Police set their sights on Amri after finding an identity document under the driver’s seat of the truck. Authorities have stressed that he is just a suspect and was not necessarily the driver of the truck.
On Wednesday, Ralf Jaeger, interior minister of the western state of North Rhine-Westphalia, said Amri arrived in Germany in July 2015 and his asylum application had been rejected in June 2016.
Klaus Bouillon, head of the group of interior ministers from Germany’s 16 federal states, said jihadists often deliberately left behind IDs at attack sites — as was the case in the Paris attacks — to cause alarm and steer public opinion against refugees, Reuters reported.
German Chancellor Angela Merkel has faced calls to tighten asylum procedures since the attack.

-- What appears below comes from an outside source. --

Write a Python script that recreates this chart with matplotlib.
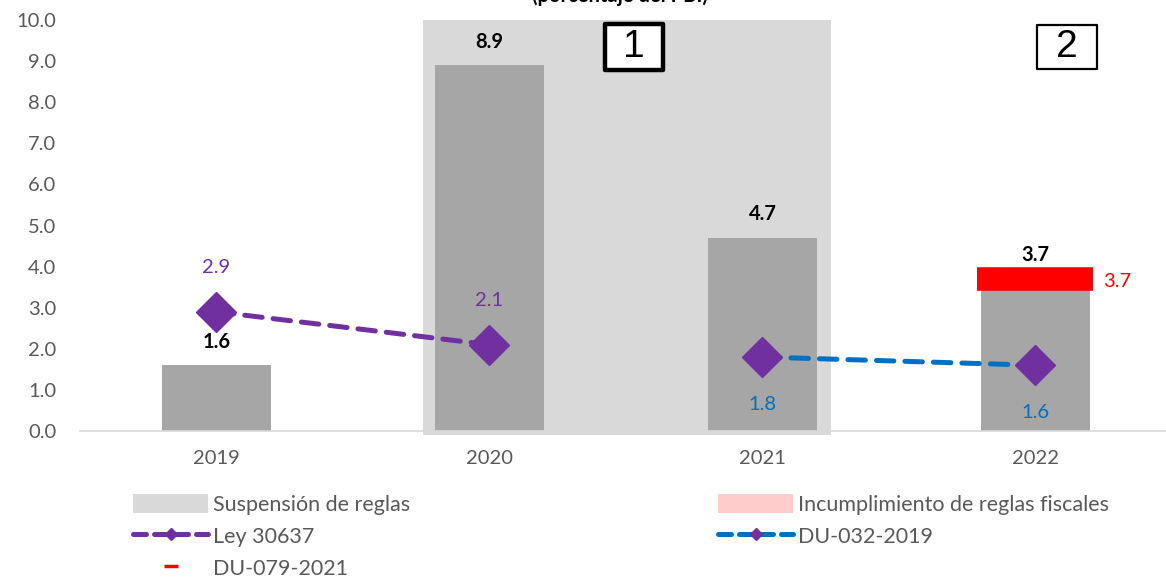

It was revealed Wednesday that Amri had been under surveillance for several months as a possible terror threat until he slipped through authorities’ clutches.
Amri — who had been arrested earlier this year — was known to be a supporter of Ansar al-Sharia, the jihadist group behind the Sousse terror strike in Tunisia, and was a disciple of hate preacher Ahmad Abdelazziz A, known as Abu Walaa.
He used several identity documents under three nationalities and used six aliases. He also spent four years in an Italian prison before traveling to Germany in July 2015. Authorities could not deport him because he lacked valid ID papers showing his nationality, officials said.
Tunisia issued him a new passport but it only arrived on Wednesday, two days after the attack.
One of Amri’s brothers urged him to turn himself in.
“I ask him to turn himself in to the police. If it is proved that he is involved, we dissociate ourselves from it,” Abdelkader Amri told the Associated Press.
He said his brother may have been radicalized in prison in Italy, where he went after leaving Tunisia in the wake of the Arab Spring uprisings.
Meanwhile, German media also reported several locations were searched overnight, including a house in Dortmund and a refugee home in Emmerich on the Dutch border.
Police in Denmark searched a Sweden-bound ferry in the port of Grenaa after getting tips that someone resembling Amri had been spotted. But police said they found nothing indicating his presence.
An Israeli woman, Dalia Elyakim, has been identified as one of the 12 killed, Israeli Foreign Ministry spokesman Emmanuel Nahshon said.
The market where the attack took place has been quietly reopened — with concrete blocks in place at the roadside to provide extra security. Grieving Berliners and visitors have laid candles and flowers at the site in tribute.